Using the soil you have
Luckily everyone has access to plants that can grow in almost any type of soil so if you don’t have the capabilities to change your soil you can find plants that you can still enjoy.
Heavy soils - cauliflower, broccoli, erica, tea trees, quince, pear, onions.
Sandy soils - carrots, blackberry, strawberry, grevillea, acacia, many conifers.
Acid soils - Blueberries, carnivorous plants, camellia, azalea, strawberries, rhubarb, cucumber, tomatoes, apple, pears, figs.
Alkaline soils - carnations, asparagus, cabbage, lettuce, onions, citrus, apricot.
Waterlogged soils - bog and swamp plants like water chestnuts, carnivorous plants, water cress.
Dry soils - figs, jujube, carob, cactus, pigfaces
Improving your soil
If you have clay soil adding coarse sand and gypsum can be very beneficial but by far the best way to improve any soil, whether clay or sand, is to add as much organic materials as you can – potting mixes, compost, old rotten straw, animal manure and leaves from deciduous trees. If you can’t improve your soil, another option is to make raised beds by adding new soil.

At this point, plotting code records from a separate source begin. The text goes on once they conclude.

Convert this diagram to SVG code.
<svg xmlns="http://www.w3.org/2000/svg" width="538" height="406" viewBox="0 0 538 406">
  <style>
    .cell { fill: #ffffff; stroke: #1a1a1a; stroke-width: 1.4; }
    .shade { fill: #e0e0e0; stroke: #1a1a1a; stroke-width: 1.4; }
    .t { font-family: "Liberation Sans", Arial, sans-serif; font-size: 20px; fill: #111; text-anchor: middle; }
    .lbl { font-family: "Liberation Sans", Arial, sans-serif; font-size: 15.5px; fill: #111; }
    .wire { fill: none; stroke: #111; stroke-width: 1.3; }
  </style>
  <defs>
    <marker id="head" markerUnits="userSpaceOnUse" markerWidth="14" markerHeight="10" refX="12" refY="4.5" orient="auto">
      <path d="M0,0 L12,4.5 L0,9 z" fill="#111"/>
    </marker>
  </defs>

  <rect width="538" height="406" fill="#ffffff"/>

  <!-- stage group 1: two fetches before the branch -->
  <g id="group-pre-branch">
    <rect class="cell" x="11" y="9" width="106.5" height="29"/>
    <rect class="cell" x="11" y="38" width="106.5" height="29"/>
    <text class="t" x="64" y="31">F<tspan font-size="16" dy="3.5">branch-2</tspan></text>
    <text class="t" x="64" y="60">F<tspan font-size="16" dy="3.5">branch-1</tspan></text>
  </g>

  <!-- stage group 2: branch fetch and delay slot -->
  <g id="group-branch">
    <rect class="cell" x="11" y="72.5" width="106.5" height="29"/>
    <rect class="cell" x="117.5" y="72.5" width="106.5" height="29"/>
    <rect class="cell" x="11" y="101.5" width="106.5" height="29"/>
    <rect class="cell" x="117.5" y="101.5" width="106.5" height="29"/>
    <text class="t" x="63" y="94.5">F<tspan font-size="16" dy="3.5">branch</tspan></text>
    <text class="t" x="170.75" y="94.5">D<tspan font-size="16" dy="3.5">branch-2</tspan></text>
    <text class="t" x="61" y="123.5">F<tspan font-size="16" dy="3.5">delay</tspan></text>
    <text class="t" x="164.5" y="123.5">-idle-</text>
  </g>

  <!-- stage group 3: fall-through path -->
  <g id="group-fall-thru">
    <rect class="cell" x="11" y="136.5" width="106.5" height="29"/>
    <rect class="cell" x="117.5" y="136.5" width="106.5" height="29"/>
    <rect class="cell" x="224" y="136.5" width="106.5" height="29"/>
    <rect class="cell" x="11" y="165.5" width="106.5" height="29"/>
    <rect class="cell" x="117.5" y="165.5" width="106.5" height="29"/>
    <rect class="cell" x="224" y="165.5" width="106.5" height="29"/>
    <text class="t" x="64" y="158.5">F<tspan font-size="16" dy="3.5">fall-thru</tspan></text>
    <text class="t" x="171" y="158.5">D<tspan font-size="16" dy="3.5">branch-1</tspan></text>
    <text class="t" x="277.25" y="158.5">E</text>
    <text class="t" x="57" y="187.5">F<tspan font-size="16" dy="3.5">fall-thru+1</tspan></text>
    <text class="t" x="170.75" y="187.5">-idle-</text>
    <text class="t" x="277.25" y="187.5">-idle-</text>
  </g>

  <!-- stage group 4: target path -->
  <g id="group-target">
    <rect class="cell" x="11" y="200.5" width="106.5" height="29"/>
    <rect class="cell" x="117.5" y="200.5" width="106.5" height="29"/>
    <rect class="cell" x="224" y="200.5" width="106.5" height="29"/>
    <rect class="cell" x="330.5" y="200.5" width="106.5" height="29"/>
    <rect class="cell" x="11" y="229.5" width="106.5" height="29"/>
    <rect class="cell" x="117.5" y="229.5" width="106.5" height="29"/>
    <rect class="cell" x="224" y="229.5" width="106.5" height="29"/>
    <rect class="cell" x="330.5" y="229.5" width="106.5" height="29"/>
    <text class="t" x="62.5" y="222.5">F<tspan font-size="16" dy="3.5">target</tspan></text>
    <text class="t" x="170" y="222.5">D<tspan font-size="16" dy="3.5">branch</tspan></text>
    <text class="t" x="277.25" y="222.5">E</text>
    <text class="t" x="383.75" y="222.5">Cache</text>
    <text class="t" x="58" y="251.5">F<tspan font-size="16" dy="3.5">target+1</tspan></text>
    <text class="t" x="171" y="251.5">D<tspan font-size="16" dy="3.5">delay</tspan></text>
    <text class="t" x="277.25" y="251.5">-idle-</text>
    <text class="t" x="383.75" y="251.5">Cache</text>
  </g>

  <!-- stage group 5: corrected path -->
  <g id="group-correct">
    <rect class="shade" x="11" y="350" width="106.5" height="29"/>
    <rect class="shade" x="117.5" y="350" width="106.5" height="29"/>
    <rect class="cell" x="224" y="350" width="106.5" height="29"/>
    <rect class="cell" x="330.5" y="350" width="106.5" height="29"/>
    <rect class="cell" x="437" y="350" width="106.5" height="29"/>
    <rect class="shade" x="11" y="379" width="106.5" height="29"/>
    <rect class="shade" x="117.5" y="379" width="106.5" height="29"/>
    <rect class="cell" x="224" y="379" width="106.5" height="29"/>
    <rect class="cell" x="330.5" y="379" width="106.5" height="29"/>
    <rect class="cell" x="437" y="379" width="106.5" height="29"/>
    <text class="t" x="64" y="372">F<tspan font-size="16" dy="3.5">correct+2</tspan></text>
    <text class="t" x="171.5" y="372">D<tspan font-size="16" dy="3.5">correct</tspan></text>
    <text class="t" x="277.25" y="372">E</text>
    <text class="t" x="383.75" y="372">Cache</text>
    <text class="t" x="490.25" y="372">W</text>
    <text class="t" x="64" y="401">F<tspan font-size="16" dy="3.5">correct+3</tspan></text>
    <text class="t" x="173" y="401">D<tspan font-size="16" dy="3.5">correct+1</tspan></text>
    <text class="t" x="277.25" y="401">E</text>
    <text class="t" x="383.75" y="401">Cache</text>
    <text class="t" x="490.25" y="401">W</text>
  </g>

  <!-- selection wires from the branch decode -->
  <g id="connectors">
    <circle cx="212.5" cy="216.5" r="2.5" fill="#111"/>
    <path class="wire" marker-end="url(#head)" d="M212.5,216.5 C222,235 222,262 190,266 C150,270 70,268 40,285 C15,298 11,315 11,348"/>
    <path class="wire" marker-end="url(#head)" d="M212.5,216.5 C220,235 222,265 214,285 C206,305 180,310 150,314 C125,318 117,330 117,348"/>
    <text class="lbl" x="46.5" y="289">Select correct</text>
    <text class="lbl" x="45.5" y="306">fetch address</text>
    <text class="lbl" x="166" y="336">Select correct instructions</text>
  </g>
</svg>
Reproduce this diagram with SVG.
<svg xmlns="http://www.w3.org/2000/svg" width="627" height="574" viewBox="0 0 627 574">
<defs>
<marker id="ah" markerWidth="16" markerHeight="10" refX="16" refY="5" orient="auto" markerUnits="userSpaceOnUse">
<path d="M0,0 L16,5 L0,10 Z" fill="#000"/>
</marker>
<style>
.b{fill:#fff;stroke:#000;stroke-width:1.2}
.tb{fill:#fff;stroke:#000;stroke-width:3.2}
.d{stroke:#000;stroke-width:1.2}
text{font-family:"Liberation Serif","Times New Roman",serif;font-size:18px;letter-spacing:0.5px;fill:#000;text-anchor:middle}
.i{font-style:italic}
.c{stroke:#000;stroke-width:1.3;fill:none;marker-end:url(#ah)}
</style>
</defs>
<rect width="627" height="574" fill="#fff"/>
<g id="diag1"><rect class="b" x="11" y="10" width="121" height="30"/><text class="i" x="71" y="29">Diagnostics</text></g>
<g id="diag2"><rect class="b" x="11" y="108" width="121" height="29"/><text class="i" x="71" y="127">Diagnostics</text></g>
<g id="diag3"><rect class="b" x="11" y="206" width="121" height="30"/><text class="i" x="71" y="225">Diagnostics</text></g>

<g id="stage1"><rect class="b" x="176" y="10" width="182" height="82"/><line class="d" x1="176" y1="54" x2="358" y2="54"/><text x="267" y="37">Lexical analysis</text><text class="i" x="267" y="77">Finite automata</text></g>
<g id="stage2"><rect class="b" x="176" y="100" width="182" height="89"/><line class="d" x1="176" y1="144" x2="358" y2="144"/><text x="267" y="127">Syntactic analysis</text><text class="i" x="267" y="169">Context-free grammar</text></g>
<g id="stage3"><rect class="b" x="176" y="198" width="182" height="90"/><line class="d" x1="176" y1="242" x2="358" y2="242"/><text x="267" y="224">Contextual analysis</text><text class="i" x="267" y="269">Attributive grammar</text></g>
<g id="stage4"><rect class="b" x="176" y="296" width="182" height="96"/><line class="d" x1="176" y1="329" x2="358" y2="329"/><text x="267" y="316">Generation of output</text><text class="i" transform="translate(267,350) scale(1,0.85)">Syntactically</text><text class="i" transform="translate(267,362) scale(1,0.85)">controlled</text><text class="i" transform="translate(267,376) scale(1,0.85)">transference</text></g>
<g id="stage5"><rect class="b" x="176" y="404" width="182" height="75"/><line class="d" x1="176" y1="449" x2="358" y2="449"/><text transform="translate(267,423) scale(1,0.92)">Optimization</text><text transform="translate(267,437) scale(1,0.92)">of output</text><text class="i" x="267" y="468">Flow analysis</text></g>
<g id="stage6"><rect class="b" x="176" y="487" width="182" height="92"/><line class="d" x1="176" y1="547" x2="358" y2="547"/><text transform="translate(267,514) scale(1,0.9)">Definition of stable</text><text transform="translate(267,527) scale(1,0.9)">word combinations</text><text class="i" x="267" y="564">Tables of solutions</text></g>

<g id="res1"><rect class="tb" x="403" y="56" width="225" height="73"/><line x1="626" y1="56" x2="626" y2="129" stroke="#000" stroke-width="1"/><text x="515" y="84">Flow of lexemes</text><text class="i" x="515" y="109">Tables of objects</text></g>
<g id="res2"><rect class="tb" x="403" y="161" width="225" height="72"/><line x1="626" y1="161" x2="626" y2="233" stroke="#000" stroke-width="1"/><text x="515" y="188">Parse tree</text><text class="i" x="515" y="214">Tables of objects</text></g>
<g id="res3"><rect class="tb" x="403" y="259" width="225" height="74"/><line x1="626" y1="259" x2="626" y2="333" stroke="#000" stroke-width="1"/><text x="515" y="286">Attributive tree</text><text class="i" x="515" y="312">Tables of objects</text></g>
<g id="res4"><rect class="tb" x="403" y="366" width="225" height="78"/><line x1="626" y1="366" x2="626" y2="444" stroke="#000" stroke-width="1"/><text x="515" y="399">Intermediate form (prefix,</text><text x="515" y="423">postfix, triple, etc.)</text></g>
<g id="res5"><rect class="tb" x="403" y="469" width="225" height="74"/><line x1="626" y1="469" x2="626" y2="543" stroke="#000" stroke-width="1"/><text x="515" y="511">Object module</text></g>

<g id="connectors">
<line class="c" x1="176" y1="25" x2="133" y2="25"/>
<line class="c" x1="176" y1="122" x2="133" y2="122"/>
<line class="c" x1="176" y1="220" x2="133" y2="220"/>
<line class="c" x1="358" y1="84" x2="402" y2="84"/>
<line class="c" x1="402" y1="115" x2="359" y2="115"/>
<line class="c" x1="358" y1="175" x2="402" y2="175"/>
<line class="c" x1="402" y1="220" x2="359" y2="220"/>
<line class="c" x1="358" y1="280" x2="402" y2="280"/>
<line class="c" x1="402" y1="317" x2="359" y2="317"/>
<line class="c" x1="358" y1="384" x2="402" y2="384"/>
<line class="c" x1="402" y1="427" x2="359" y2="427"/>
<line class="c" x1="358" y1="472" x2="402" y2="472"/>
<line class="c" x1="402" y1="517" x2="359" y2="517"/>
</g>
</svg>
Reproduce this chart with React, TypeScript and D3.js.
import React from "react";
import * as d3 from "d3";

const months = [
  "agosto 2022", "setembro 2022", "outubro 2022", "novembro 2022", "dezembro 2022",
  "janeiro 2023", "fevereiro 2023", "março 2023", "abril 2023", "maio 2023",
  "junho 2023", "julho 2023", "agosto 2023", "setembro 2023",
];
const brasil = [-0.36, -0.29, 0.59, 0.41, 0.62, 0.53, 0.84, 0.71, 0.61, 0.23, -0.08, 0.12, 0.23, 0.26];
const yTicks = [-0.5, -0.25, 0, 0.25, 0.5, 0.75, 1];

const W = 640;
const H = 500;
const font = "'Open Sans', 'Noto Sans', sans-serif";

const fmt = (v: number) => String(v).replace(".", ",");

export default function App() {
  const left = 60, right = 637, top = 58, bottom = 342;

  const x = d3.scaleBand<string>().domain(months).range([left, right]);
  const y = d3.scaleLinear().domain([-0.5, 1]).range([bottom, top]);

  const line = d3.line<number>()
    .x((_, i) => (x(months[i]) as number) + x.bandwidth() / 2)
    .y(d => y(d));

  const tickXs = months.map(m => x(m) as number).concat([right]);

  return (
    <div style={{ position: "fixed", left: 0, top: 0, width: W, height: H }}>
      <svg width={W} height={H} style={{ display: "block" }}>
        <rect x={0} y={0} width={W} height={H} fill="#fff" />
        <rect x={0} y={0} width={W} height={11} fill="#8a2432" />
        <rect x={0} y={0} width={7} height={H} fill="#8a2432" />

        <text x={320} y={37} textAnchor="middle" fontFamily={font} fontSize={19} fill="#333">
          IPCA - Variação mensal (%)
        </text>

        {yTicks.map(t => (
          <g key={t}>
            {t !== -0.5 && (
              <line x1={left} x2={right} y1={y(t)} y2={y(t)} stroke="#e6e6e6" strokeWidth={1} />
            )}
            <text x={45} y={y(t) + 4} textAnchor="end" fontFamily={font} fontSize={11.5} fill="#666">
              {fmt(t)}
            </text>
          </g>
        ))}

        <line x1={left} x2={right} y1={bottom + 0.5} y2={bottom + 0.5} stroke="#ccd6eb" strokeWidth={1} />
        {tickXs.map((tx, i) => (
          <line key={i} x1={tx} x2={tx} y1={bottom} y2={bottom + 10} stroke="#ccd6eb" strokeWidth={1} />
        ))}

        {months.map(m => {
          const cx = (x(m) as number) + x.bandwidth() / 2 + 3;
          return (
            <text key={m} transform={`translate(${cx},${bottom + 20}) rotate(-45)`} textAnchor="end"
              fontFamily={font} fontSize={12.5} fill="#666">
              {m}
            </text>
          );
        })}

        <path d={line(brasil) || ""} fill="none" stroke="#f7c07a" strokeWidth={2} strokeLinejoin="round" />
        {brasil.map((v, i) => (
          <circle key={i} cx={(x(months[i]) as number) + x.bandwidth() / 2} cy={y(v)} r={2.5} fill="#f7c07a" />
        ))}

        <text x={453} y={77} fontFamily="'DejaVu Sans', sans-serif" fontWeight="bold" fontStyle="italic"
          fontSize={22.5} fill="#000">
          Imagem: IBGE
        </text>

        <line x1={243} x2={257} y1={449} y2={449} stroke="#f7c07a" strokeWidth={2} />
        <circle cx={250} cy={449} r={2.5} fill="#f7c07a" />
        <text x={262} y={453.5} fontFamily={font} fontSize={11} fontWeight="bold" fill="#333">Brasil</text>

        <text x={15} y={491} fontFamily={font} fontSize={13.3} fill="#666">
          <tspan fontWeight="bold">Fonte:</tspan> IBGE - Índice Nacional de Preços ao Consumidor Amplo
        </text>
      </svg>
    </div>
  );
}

How to raise pH: To make an acid soil more alkaline add agricultural lime and dig it in. This takes a few months to work but stays in the soil for longer than quick fixes.
How to lower pH: To make an alkaline soil more acid add sulphur and dig in. Alternatively pine needles or peat moss can be added to the soil but results are varied.
Depending on your type of soil you will have to think about irrigation. Most developed garden plants have been developed with longer lifespans, bigger fruit and flowers, and bigger water needs than wild plants so you will probably have to water them during the dryer times of the year. If your soil is heavy it will hold water for longer so you will have to water less often, but you have to be careful not to over-water.
For sandy soils that let water drain away quicker, you will either have to water more often or cover the soil with mulch to keep moisture in for longer.
One problem to keep in mind with sandy soils is that they lose nutrients quickly. If you don’t improve them with organic materials, every time you water you are washing away any fertiliser you have given to your plants. One way to help this nutrient loss is to foliar feed frequently. Of course, if you only fertilise with organic fertilisers like manures and compost your sandy soils will hold the nutrients for much longer than if you decided to use inorganic fertilisers which just wash through.
Caring for your soil takes some practice, but you do get better at it every year.